By Stefan J. Bos, Chief International Correspondent Worthy News
(Worthy News) - Islamic militants have attacked a church in Niger’s turbulent Tillabéri, Niger region, leaving five people dead and two seriously injured, an aid group said Tuesday.
Barnabas Fund told Worthy News that it was “not thought that any church members or other Christians were among the fatalities.”
The May 12 attack targeted the village of Fantio, in the Téra department of Tillabéri, Barnabas Fund said, citing local Christians. A witness was quoted as saying that the town witnessed on “the morning of May 12 a horde of terrorists who came on motorcycles”.
The attack underscored growing pressure on Niger’s minority Christians who mainly live in the Tillabéri region, near the border with Mali and Burkina Faso.
In March 2021, at least 58 people were killed in an Islamist attack in the region, according to Christians familiar with the situation.
That same month another 137 were reportedly killed by militants linked to the Islamic State of the Greater Sahara (ISGS) group in Tahoua, near the Malian border.

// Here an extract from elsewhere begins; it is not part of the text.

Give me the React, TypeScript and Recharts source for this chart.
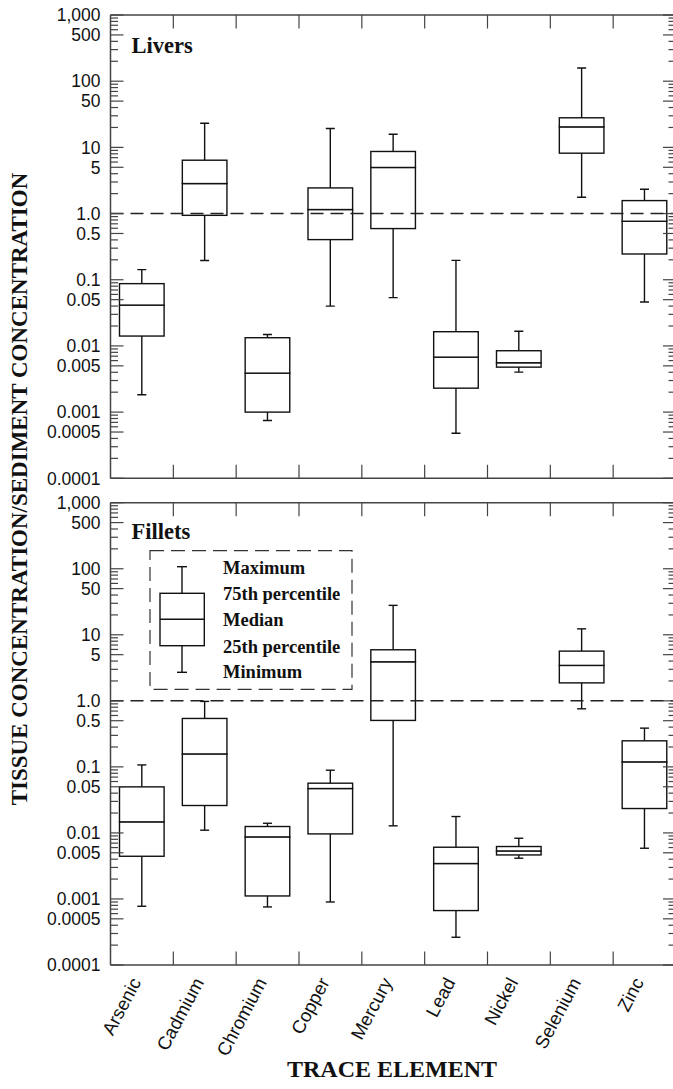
import React from 'react';
import { ComposedChart, Bar, XAxis, YAxis, ReferenceLine } from 'recharts';

const elements = ['Arsenic', 'Cadmium', 'Chromium', 'Copper', 'Mercury', 'Lead', 'Nickel', 'Selenium', 'Zinc'];

// Livers
const liverMin = [0.00183, 0.195, 0.000746, 0.04, 0.0536, 0.00048, 0.00402, 1.76, 0.046];
const liverQ1 = [0.0141, 0.94, 0.001, 0.404, 0.593, 0.0023, 0.00478, 8.17, 0.245];
const liverMedian = [0.0414, 2.84, 0.00388, 1.15, 4.97, 0.00677, 0.00557, 20.4, 0.765];
const liverQ3 = [0.0873, 6.4, 0.0133, 2.44, 8.67, 0.0164, 0.00846, 28, 1.57];
const liverMax = [0.142, 23.2, 0.0149, 19.3, 15.8, 0.196, 0.0167, 158, 2.33];

// Fillets
const filletMin = [0.000775, 0.011, 0.000757, 0.0009, 0.0128, 0.000263, 0.00414, 0.757, 0.00586];
const filletQ1 = [0.00443, 0.026, 0.00111, 0.00966, 0.505, 0.000667, 0.00464, 1.87, 0.0234];
const filletMedian = [0.0147, 0.157, 0.0087, 0.047, 3.9, 0.00344, 0.00533, 3.44, 0.119];
const filletQ3 = [0.0498, 0.541, 0.0125, 0.0566, 5.93, 0.00607, 0.00622, 5.66, 0.248];
const filletMax = [0.107, 0.98, 0.014, 0.089, 27.9, 0.0177, 0.0083, 12.3, 0.386];

const majorTicks = [0.0001, 0.0005, 0.001, 0.005, 0.01, 0.05, 0.1, 0.5, 1, 5, 10, 50, 100, 500, 1000];
const majorTickLabels = ['0.0001', '0.0005', '0.001', '0.005', '0.01', '0.05', '0.1', '0.5', '1.0', '5', '10', '50', '100', '500', '1,000'];
const decades = [0.0001, 0.001, 0.01, 0.1, 1, 10, 100];
const minorMultipliers = [2, 3, 4, 6, 7, 8, 9];
const referenceValue = 1;
const legendLabels = ['Maximum', '75th percentile', 'Median', '25th percentile', 'Minimum'];

const minorTicks = decades.flatMap((d) => minorMultipliers.map((m) => d * m));
const allTicks = [...majorTicks, ...minorTicks].sort((a, b) => a - b);

const buildRows = (mn: number[], q1: number[], md: number[], q3: number[], mx: number[]) =>
  elements.map((name, i) => ({
    name,
    whisker: [mn[i], mx[i]],
    lower: [q1[i], md[i]],
    upper: [md[i], q3[i]],
  }));

const liverData = buildRows(liverMin, liverQ1, liverMedian, liverQ3, liverMax);
const filletData = buildRows(filletMin, filletQ1, filletMedian, filletQ3, filletMax);

const INK = '#111';
const AXIS = '#444';
const SANS = '"Liberation Sans", Arial, Helvetica, sans-serif';
const SERIF = '"Liberation Serif", "Times New Roman", Times, serif';
const CHART_W = 696;
const LEFT_W = 110.5;
const RIGHT_W = 20;
const PLOT_W = CHART_W - LEFT_W - RIGHT_W;
const LEFT_TICK_MARGIN = 10;
const THIN = 0.01;
const EDGE_TICK = 13.5;

const majorIndex = (v: number) => majorTicks.findIndex((t) => Math.abs(t - v) / t < 1e-6);

const LeftTick = (props: any) => {
  const { x, y, payload } = props;
  const idx = majorIndex(payload.value);
  const ax = x + LEFT_TICK_MARGIN;
  return (
    <g>
      <line x1={ax} x2={ax + (idx >= 0 ? 13 : 7.5)} y1={y} y2={y} stroke={AXIS} strokeWidth={1.2} />
      {idx >= 0 && (
        <text x={x} y={y} dy="0.36em" textAnchor="end" fontSize={17.5} fontFamily={SANS} fill={INK}>
          {majorTickLabels[idx]}
        </text>
      )}
    </g>
  );
};

const RightTick = (props: any) => {
  const { x, y, payload } = props;
  const idx = majorIndex(payload.value);
  return <line x1={x} x2={x - (idx >= 0 ? 13 : 7.5)} y1={y} y2={y} stroke={AXIS} strokeWidth={1.2} />;
};

// category tick: draws the boundary mark after each band (inward) and, optionally, the rotated label
const CatTick = (props: any) => {
  const { x, y, payload, index, visibleTicksCount, showLabel, dir } = props;
  const count = visibleTicksCount || elements.length;
  const axisW = typeof props.width === 'number' && props.width > 0 ? props.width : PLOT_W;
  const half = axisW / count / 2;
  const bx = x + half;
  const ax = x - 6;
  const ay = y + 14;
  return (
    <g>
      {index < count - 1 && (
        <line x1={bx} x2={bx} y1={y} y2={y + dir * EDGE_TICK} stroke={AXIS} strokeWidth={1.2} />
      )}
      {showLabel && (
        <text
          x={ax}
          y={ay}
          dy="0.35em"
          textAnchor="end"
          transform={`rotate(-62 ${ax} ${ay})`}
          fontSize={18.5}
          fontFamily={SANS}
          fill={INK}
        >
          {payload.value}
        </text>
      )}
    </g>
  );
};

const WhiskerShape = (props: any) => {
  const { x, y, width, height } = props;
  const cx = x + width / 2;
  const top = Math.min(y, y + height);
  const bottom = Math.max(y, y + height);
  return (
    <g stroke={INK} strokeWidth={1.4}>
      <line x1={cx} x2={cx} y1={top} y2={bottom} />
      <line x1={cx - 4.5} x2={cx + 4.5} y1={top} y2={top} />
      <line x1={cx - 4.5} x2={cx + 4.5} y1={bottom} y2={bottom} />
    </g>
  );
};

const BoxShape = (props: any) => {
  const { x, y, width, height } = props;
  const top = Math.min(y, y + height);
  const h = Math.abs(height);
  return <rect x={x} y={top} width={width} height={h} fill="#fff" stroke={INK} strokeWidth={1.4} />;
};

function Panel({ data, top, height, marginTop, marginBottom, showLabels }: any) {
  return (
    <div style={{ position: 'absolute', left: 0, top }}>
      <ComposedChart
        width={CHART_W}
        height={height}
        data={data}
        margin={{ top: marginTop, right: 0, bottom: marginBottom, left: 0 }}
      >
        <XAxis
          xAxisId="w"
          dataKey="name"
          type="category"
          orientation="bottom"
          height={THIN}
          axisLine={{ stroke: AXIS, strokeWidth: 1.5 }}
          tickLine={false}
          tickSize={0}
          tickMargin={0}
          interval={0}
          tick={<CatTick showLabel={showLabels} dir={-1} />}
        />
        <XAxis
          xAxisId="wt"
          dataKey="name"
          type="category"
          orientation="top"
          height={THIN}
          axisLine={{ stroke: AXIS, strokeWidth: 1.5 }}
          tickLine={false}
          tickSize={0}
          tickMargin={0}
          interval={0}
          tick={<CatTick showLabel={false} dir={1} />}
        />
        <XAxis xAxisId="lo" dataKey="name" type="category" hide height={THIN} />
        <YAxis
          yAxisId="l"
          type="number"
          scale="log"
          domain={[0.0001, 1000]}
          allowDataOverflow
          ticks={allTicks}
          interval={0}
          width={LEFT_W}
          tickSize={0}
          tickMargin={LEFT_TICK_MARGIN}
          tickLine={false}
          tick={<LeftTick />}
          axisLine={{ stroke: AXIS, strokeWidth: 1.5 }}
        />
        <YAxis
          yAxisId="r"
          orientation="right"
          type="number"
          scale="log"
          domain={[0.0001, 1000]}
          allowDataOverflow
          ticks={allTicks}
          interval={0}
          width={RIGHT_W}
          tickSize={0}
          tickMargin={0}
          tickLine={false}
          tick={<RightTick />}
          axisLine={false}
        />
        <Bar xAxisId="w" yAxisId="l" dataKey="whisker" barSize={44.6} shape={<WhiskerShape />} isAnimationActive={false} />
        <Bar xAxisId="lo" yAxisId="l" dataKey="lower" barSize={44.6} shape={<BoxShape />} isAnimationActive={false} />
        <Bar xAxisId="wt" yAxisId="l" dataKey="upper" barSize={44.6} shape={<BoxShape />} isAnimationActive={false} />
        <ReferenceLine
          xAxisId="w"
          yAxisId="l"
          y={referenceValue}
          stroke="#222"
          strokeWidth={1.5}
          strokeDasharray="13 7"
        />
      </ComposedChart>
    </div>
  );
}

export default function App() {
  const legendY = [573.5, 600, 625.5, 653, 678];
  return (
    <div style={{ position: 'relative', width: 673, height: 1089, overflow: 'hidden', background: '#fff' }}>
      <style>{'html,body{margin:0;padding:0;overflow:hidden;background:#fff}'}</style>
      <Panel data={liverData} top={0} height={490} marginTop={15} marginBottom={490 - 478.3} showLabels={false} />
      <Panel data={filletData} top={490} height={599} marginTop={12.7} marginBottom={124} showLabels />
      <svg
        width={673}
        height={1089}
        style={{ position: 'absolute', left: 0, top: 0, pointerEvents: 'none' }}
      >
        <text x={131.5} y={53} fontSize={22.5} fontWeight="bold" fontFamily={SERIF} fill={INK}>Livers</text>
        <text x={131.5} y={538.5} fontSize={22.5} fontWeight="bold" fontFamily={SERIF} fill={INK}>Fillets</text>
        <text
          transform="translate(19.5,489) rotate(-90)"
          textAnchor="middle"
          dominantBaseline="central"
          fontSize={23}
          fontWeight="bold"
          fontFamily={SERIF}
          fill={INK}
        >
          TISSUE CONCENTRATION/SEDIMENT CONCENTRATION
        </text>
        <text x={392} y={1077} textAnchor="middle" fontSize={24} fontWeight="bold" fontFamily={SERIF} fill={INK}>
          TRACE ELEMENT
        </text>
        <g>
          <rect x={150} y={550.7} width={202} height={138.6} fill="none" stroke="#333" strokeWidth={1.2} strokeDasharray="14 7" />
          <g stroke={INK} strokeWidth={1.4}>
            <line x1={182} x2={182} y1={566.7} y2={672.3} />
            <line x1={177} x2={187} y1={566.7} y2={566.7} />
            <line x1={177} x2={187} y1={672.3} y2={672.3} />
            <rect x={160} y={593.3} width={44.3} height={52.4} fill="#fff" />
            <line x1={160} x2={204.3} y1={619.3} y2={619.3} />
          </g>
          {legendLabels.map((l, i) => (
            <text key={l} x={223} y={legendY[i]} fontSize={18.5} fontWeight="bold" fontFamily={SERIF} fill={INK}>
              {l}
            </text>
          ))}
        </g>
      </svg>
    </div>
  );
}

Besides ISGS, the Boko Haram group is active in parts of southern Niger and targets Christians, according to human rights activists.
HUMANITARIAN CRISIS
The actions of Boko Haram have created a massive humanitarian crisis that has impacted believers, Christian aid groups say.
Militants already created an atmosphere of hatred towards Christians in June 2019, when a Protestant church was torched by protesters who were protesting the arrest of an Imam, Christians said.
In October 2019, a mission school reportedly was vandalized by Islamic jihadists. Some 99 percent of Niger’s 24 million citizens are Muslim. The country and other parts of West Africa and the Sahel region of Africa is a hotbed of global jihadists, according to experts.
“In border regions under Islamist control, Christians have been hindered from celebrating Christian weddings,” noted Christian advocacy group Open Doors. “Public worship and meetings of Christians have to be conducted with caution in such areas, due to the threat of violence from militant groups.”
Additionally, families of those converting from Islam to Christianity “try to make them stop following Jesus Christ by threats or use of force,” the group added.
The tensions come as a significant challenge for Niger’s former interior minister Mohamed Bazoum who was sworn in as president in April 2021, in Niger's first democratic transfer of power since independence in 1960.
He has made clear that his most immediate priority is the deadly jihadist insurgency causing chaos in the west of the country and across the broader Sahel region. The United States has a significant military presence in the country to combat Islamist militants. Niger has become noted as a significant transit route for migrants seeking a better life in Europe.